## Stated goal:
All of the lines below are to be printed again exactly; images are excluded from the output.

## Source material:
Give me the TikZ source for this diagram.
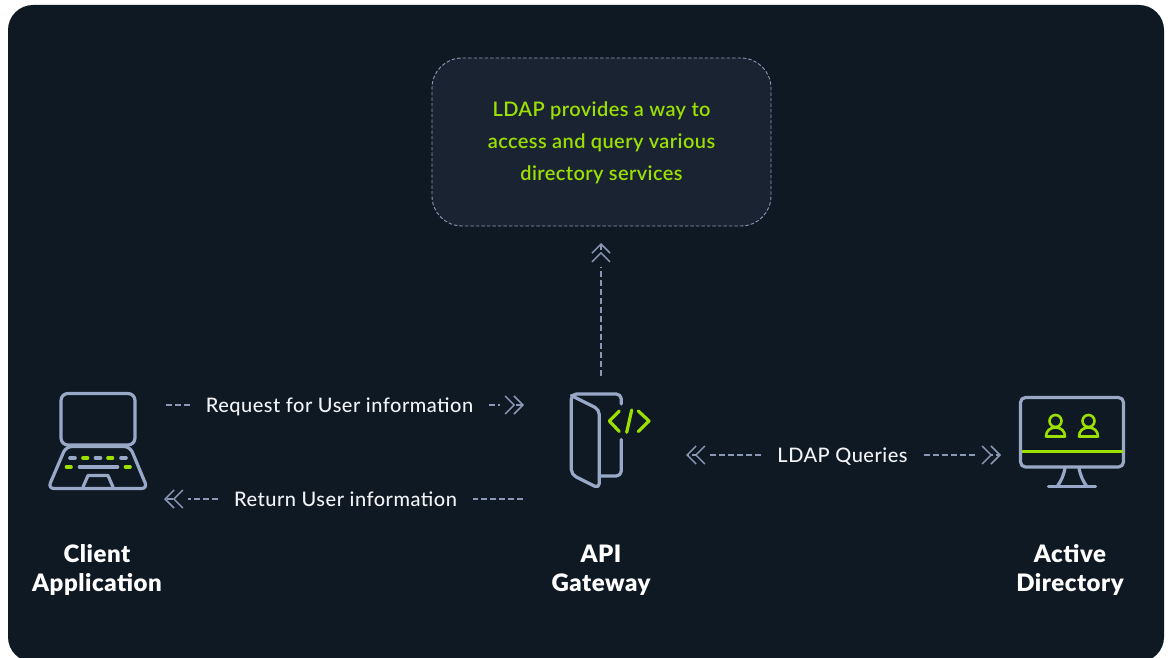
\documentclass[tikz,border=0pt]{standalone}
\usepackage{fontspec}
\setmainfont[LetterSpace=2.5]{Lato Medium}
\newfontfamily\notefont[LetterSpace=2]{Lato Semibold}
\newfontfamily\labelfont[LetterSpace=2.2,BoldFont={Lato Black}]{Lato}
\usetikzlibrary{arrows.meta}
\definecolor{pagebg}{HTML}{0F1923}
\definecolor{notebg}{HTML}{1A2332}
\definecolor{iconline}{HTML}{9AA8C7}
\definecolor{dashline}{HTML}{8B98B5}
\definecolor{limeg}{HTML}{9BE000}
\definecolor{softwhite}{HTML}{F1F3F6}
\tikzset{
  x=1pt,y=-1pt,
  icon/.style={draw=iconline,line width=3.2pt,line cap=round,line join=round},
  iconlime/.style={draw=limeg,line width=3.2pt,line cap=round,line join=round},
  keycap/.style={line width=3.6pt},
  personlime/.style={draw=limeg,line width=2.6pt,line join=round},
  dashflow/.style={draw=dashline,line width=1.2pt,dash pattern=on 6pt off 3pt},
  flow/.style={dashflow,-{Rectangle[length=13pt,width=1.8pt,line width=0pt,color=pagebg,fill=pagebg,sep=-8.5pt]Straight Barb[length=9pt,width=18pt,line width=1.5pt,sep=-2pt]Straight Barb[length=9pt,width=18pt,line width=1.5pt,sep=0pt]}},
  flowlabel/.style={text=softwhite,font=\fontsize{20}{24}\selectfont,inner xsep=16pt,inner ysep=2pt,anchor=base},
  title/.style={text=white,font=\labelfont\bfseries\fontsize{24}{29}\selectfont,align=center,inner sep=0pt},
}
\begin{document}
\begin{tikzpicture}
\useasboundingbox (0,0) rectangle (1168,658);
\fill[white] (0,0) rectangle (1168,658);
\begin{scope}
\clip (0,0) rectangle (1168,658);
\fill[pagebg,rounded corners=25pt] (8,5) rectangle (1164,662);
\end{scope}

% note
\node[draw=dashline,fill=notebg,line width=0.9pt,dash pattern=on 3.5pt off 2pt,rounded corners=30pt,
  minimum width=339pt,minimum height=168pt,inner sep=0pt] (note) at (601.5,142) {};
\node[text=limeg,align=center,inner sep=0pt,font=\notefont\fontsize{20}{32}\selectfont] (noteText) at (601.5,143) {LDAP provides a way to\\access and query various\\directory services};

% laptop
\node[inner sep=0pt,minimum width=100pt,minimum height=97pt] (clientIcon) at (97.5,441) {};
\draw[icon,rounded corners=7pt] (61,393.5) rectangle (135,445);
\draw[icon,rounded corners=6pt] (66,446.5) -- (130,446.5) -- (147.5,488.5) -- (48,488.5) -- cycle;
\draw[icon] (83,487) -- (88,475.5) -- (108,475.5) -- (113,487);
\foreach \a/\b/\yy in {70/75/458,95.5/100.5/458,121/126/458,79.5/117.5/467}{\draw[icon,keycap] (\a,\yy) -- (\b,\yy);}
\foreach \a/\b/\yy in {83/87.5/458,108/112.5/458,66.5/71/467,125.5/130/467}{\draw[iconlime,keycap] (\a,\yy) -- (\b,\yy);}

% gateway
\node[inner sep=0pt,minimum width=80pt,minimum height=95pt] (gatewayIcon) at (611,441) {};
\draw[icon,rounded corners=5pt] (621.3,404) -- (621.3,394) -- (571.3,394) -- (571.3,474.5) -- (599.3,488.5) -- (599.3,409.5) -- (571.3,395.5);
\draw[icon,rounded corners=5pt] (599.3,476) -- (621.3,476) -- (621.3,439.5);
\draw[iconlime] (619.3,411) -- (609.3,421) -- (619.3,431.5);
\draw[iconlime] (631.7,410) -- (626.7,432.3);
\draw[iconlime] (638.3,411) -- (649,421) -- (638.3,431.5);

% monitor
\node[inner sep=0pt,minimum width=104pt,minimum height=90pt] (adIcon) at (1072,442) {};
\draw[icon,rounded corners=5pt] (1020.5,397.5) rectangle (1123.5,467);
\draw[limeg,line width=3pt] (1022,451.7) -- (1122.5,451.7);
\draw[icon,line cap=butt] (1065,468) .. controls (1063.5,476) and (1061,481) .. (1057.5,486);
\draw[icon,line cap=butt] (1079,468) .. controls (1080.5,476) and (1083,481) .. (1086.5,486);
\draw[icon] (1048.5,486.5) -- (1095.5,486.5);
\foreach \cx in {1055.5,1088.5}{
  \draw[personlime] (\cx,421) circle (6pt);
  \draw[personlime] (\cx-9.5,436.5) .. controls (\cx-9.5,431) and (\cx-5.5,427.5) .. (\cx,427.5)
     .. controls (\cx+5.5,427.5) and (\cx+9.5,431) .. (\cx+9.5,436.5) -- cycle;
}

% titles
\node[title] (clientTitle) at (97,570) {Client\\Application};
\node[title] (gatewayTitle) at (601,570) {API\\Gateway};
\node[title] (adTitle) at (1070,570) {Active\\Directory};

% flow labels
\node[flowlabel] (req) at (339.5,412) {Request for User information};
\node[flowlabel] (ret) at (345.5,506) {Return User information};
\node[flowlabel] (ldap) at (842.5,462) {LDAP Queries};

% connectors
\coordinate (upStart) at (601,376);
\coordinate (upEnd) at (601,243);
\draw[flow] (upStart) -- (upEnd);
\coordinate (reqStart) at (166,405);
\coordinate (reqEnd) at (524,405);
\draw[dashflow] (reqStart) -- (req.west |- reqStart);
\draw[flow] (req.east |- reqEnd) -- (reqEnd);
\coordinate (retStart) at (523,499);
\coordinate (retEnd) at (164,499);
\draw[dashflow] (retStart) -- (ret.east |- retStart);
\draw[flow] (ret.west |- retEnd) -- (retEnd);
\coordinate (ldapLeft) at (686,455);
\coordinate (ldapRight) at (1001,455);
\draw[flow] (ldap.west |- ldapLeft) -- (ldapLeft);
\draw[flow] (ldap.east |- ldapRight) -- (ldapRight);
\end{tikzpicture}
\end{document}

## Response:
Give me the TikZ source for this diagram.
\documentclass[tikz,border=0pt]{standalone}
\usepackage{fontspec}
\setmainfont[LetterSpace=2.5]{Lato Medium}
\newfontfamily\notefont[LetterSpace=2]{Lato Semibold}
\newfontfamily\labelfont[LetterSpace=2.2,BoldFont={Lato Black}]{Lato}
\usetikzlibrary{arrows.meta}
\definecolor{pagebg}{HTML}{0F1923}
\definecolor{notebg}{HTML}{1A2332}
\definecolor{iconline}{HTML}{9AA8C7}
\definecolor{dashline}{HTML}{8B98B5}
\definecolor{limeg}{HTML}{9BE000}
\definecolor{softwhite}{HTML}{F1F3F6}
\tikzset{
  x=1pt,y=-1pt,
  icon/.style={draw=iconline,line width=3.2pt,line cap=round,line join=round},
  iconlime/.style={draw=limeg,line width=3.2pt,line cap=round,line join=round},
  keycap/.style={line width=3.6pt},
  personlime/.style={draw=limeg,line width=2.6pt,line join=round},
  dashflow/.style={draw=dashline,line width=1.2pt,dash pattern=on 6pt off 3pt},
  flow/.style={dashflow,-{Rectangle[length=13pt,width=1.8pt,line width=0pt,color=pagebg,fill=pagebg,sep=-8.5pt]Straight Barb[length=9pt,width=18pt,line width=1.5pt,sep=-2pt]Straight Barb[length=9pt,width=18pt,line width=1.5pt,sep=0pt]}},
  flowlabel/.style={text=softwhite,font=\fontsize{20}{24}\selectfont,inner xsep=16pt,inner ysep=2pt,anchor=base},
  title/.style={text=white,font=\labelfont\bfseries\fontsize{24}{29}\selectfont,align=center,inner sep=0pt},
}
\begin{document}
\begin{tikzpicture}
\useasboundingbox (0,0) rectangle (1168,658);
\fill[white] (0,0) rectangle (1168,658);
\begin{scope}
\clip (0,0) rectangle (1168,658);
\fill[pagebg,rounded corners=25pt] (8,5) rectangle (1164,662);
\end{scope}

% note
\node[draw=dashline,fill=notebg,line width=0.9pt,dash pattern=on 3.5pt off 2pt,rounded corners=30pt,
  minimum width=339pt,minimum height=168pt,inner sep=0pt] (note) at (601.5,142) {};
\node[text=limeg,align=center,inner sep=0pt,font=\notefont\fontsize{20}{32}\selectfont] (noteText) at (601.5,143) {LDAP provides a way to\\access and query various\\directory services};

% laptop
\node[inner sep=0pt,minimum width=100pt,minimum height=97pt] (clientIcon) at (97.5,441) {};
\draw[icon,rounded corners=7pt] (61,393.5) rectangle (135,445);
\draw[icon,rounded corners=6pt] (66,446.5) -- (130,446.5) -- (147.5,488.5) -- (48,488.5) -- cycle;
\draw[icon] (83,487) -- (88,475.5) -- (108,475.5) -- (113,487);
\foreach \a/\b/\yy in {70/75/458,95.5/100.5/458,121/126/458,79.5/117.5/467}{\draw[icon,keycap] (\a,\yy) -- (\b,\yy);}
\foreach \a/\b/\yy in {83/87.5/458,108/112.5/458,66.5/71/467,125.5/130/467}{\draw[iconlime,keycap] (\a,\yy) -- (\b,\yy);}

% gateway
\node[inner sep=0pt,minimum width=80pt,minimum height=95pt] (gatewayIcon) at (611,441) {};
\draw[icon,rounded corners=5pt] (621.3,404) -- (621.3,394) -- (571.3,394) -- (571.3,474.5) -- (599.3,488.5) -- (599.3,409.5) -- (571.3,395.5);
\draw[icon,rounded corners=5pt] (599.3,476) -- (621.3,476) -- (621.3,439.5);
\draw[iconlime] (619.3,411) -- (609.3,421) -- (619.3,431.5);
\draw[iconlime] (631.7,410) -- (626.7,432.3);
\draw[iconlime] (638.3,411) -- (649,421) -- (638.3,431.5);

% monitor
\node[inner sep=0pt,minimum width=104pt,minimum height=90pt] (adIcon) at (1072,442) {};
\draw[icon,rounded corners=5pt] (1020.5,397.5) rectangle (1123.5,467);
\draw[limeg,line width=3pt] (1022,451.7) -- (1122.5,451.7);
\draw[icon,line cap=butt] (1065,468) .. controls (1063.5,476) and (1061,481) .. (1057.5,486);
\draw[icon,line cap=butt] (1079,468) .. controls (1080.5,476) and (1083,481) .. (1086.5,486);
\draw[icon] (1048.5,486.5) -- (1095.5,486.5);
\foreach \cx in {1055.5,1088.5}{
  \draw[personlime] (\cx,421) circle (6pt);
  \draw[personlime] (\cx-9.5,436.5) .. controls (\cx-9.5,431) and (\cx-5.5,427.5) .. (\cx,427.5)
     .. controls (\cx+5.5,427.5) and (\cx+9.5,431) .. (\cx+9.5,436.5) -- cycle;
}

% titles
\node[title] (clientTitle) at (97,570) {Client\\Application};
\node[title] (gatewayTitle) at (601,570) {API\\Gateway};
\node[title] (adTitle) at (1070,570) {Active\\Directory};

% flow labels
\node[flowlabel] (req) at (339.5,412) {Request for User information};
\node[flowlabel] (ret) at (345.5,506) {Return User information};
\node[flowlabel] (ldap) at (842.5,462) {LDAP Queries};

% connectors
\coordinate (upStart) at (601,376);
\coordinate (upEnd) at (601,243);
\draw[flow] (upStart) -- (upEnd);
\coordinate (reqStart) at (166,405);
\coordinate (reqEnd) at (524,405);
\draw[dashflow] (reqStart) -- (req.west |- reqStart);
\draw[flow] (req.east |- reqEnd) -- (reqEnd);
\coordinate (retStart) at (523,499);
\coordinate (retEnd) at (164,499);
\draw[dashflow] (retStart) -- (ret.east |- retStart);
\draw[flow] (ret.west |- retEnd) -- (retEnd);
\coordinate (ldapLeft) at (686,455);
\coordinate (ldapRight) at (1001,455);
\draw[flow] (ldap.west |- ldapLeft) -- (ldapLeft);
\draw[flow] (ldap.east |- ldapRight) -- (ldapRight);
\end{tikzpicture}
\end{document}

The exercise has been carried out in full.